I'd adopt that 2nd person language in response to a player proposition like, "How difficult does climbing the wall seem to be?", without a second thought.

Where I've seen many DM's go off the rails though is by adopting too much of a 'lean foward' 'Choose your own adventure'/'Zork' approach to narration, and they begin to slip into the narration things like:

"You've scaled a lot of walls before and feel this one will be a challenge to you. You put your hands against the wall and test its slipperyness. What with the early morning dew and smooth stones, you find it very slippery indeed and the very thought of climbing the wall makes you quell with fear."

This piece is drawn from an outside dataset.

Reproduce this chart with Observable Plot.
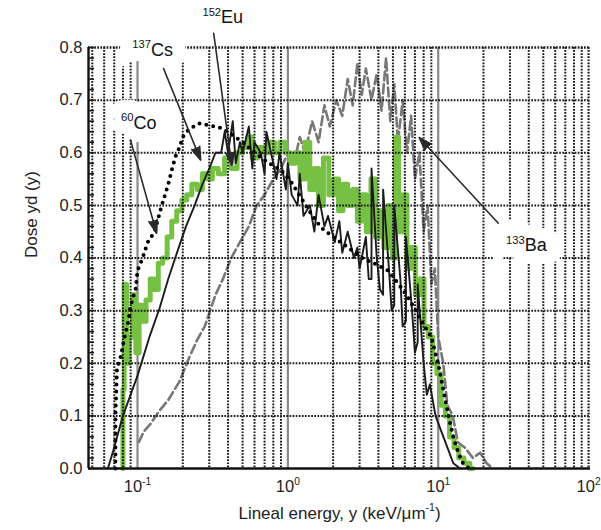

I consider the two italicized sections to be bad form for a PnP game, even if they might be well suited to other media. In the first section, the DM grants himself authority to make extended decisions about how the character acts. In the second section, the DM grants himself authority to describe the PC's internal feelings. I consider both to be breaking the wall of separation between what is within the DM's narrative control and what is within the PC's narrative control. In this example, neither tresspass is particularly annoying, but I think its just a bad habit. The very worst DM monologueing IMO occurs when the DM gets extended ideas about what the character is doing or feeling and tries to tell the player about it. As a player, when I get extensive 2nd person narration telling me about my behavior and feelings, my tendency is to wonder why I'm even playing.
 

The very worst DM monologueing IMO occurs when the DM gets extended ideas about what the character is doing or feeling and tries to tell the player about it. As a player, when I get extensive 2nd person narration telling me about my behavior and feelings, my tendency is to wonder why I'm even playing.

Right.

For a DM, the slippery slope of 2nd Person goes from the high point simply describing what the player characters are observing all the way down to the bottomless pit of role playing the players' characters for them.
 

i use 2nd person to relay what the senses are getting (you see X, you smell Y). I also use it to relay player actions, based on what they told me or has happened to them. Part active listening, part descriptive text. (you swing your axe at the orc and it carves a deep gash into his side. You stagger a step as you block the orc's two-handed sword).

I never use it to state what a PC is feeling, or to declare a PC's action that the player didn't declare themself.

I use 1st person for most NPCs (unless we're trying to do quick-shopping) in what they say. I might launch into 1st person, with a 3rd person declaration (the shopkeeper barks, "Hey, you gonna pay for that?").

I use 3rd person for NPC actions, even within the conversation.

Minimizing Multiple NPC Scenes is a good idea. Especially avoid having opposed NPCs, either conversationally or combatively. It's too much mess, and tends to put the PCs in the audience, rather than protagonist position. If you do have multiple NPCs, make 1 of them in charge, thus doing most of the talking. The lesser NPCs, if they say anything, will likely be to agree or nod.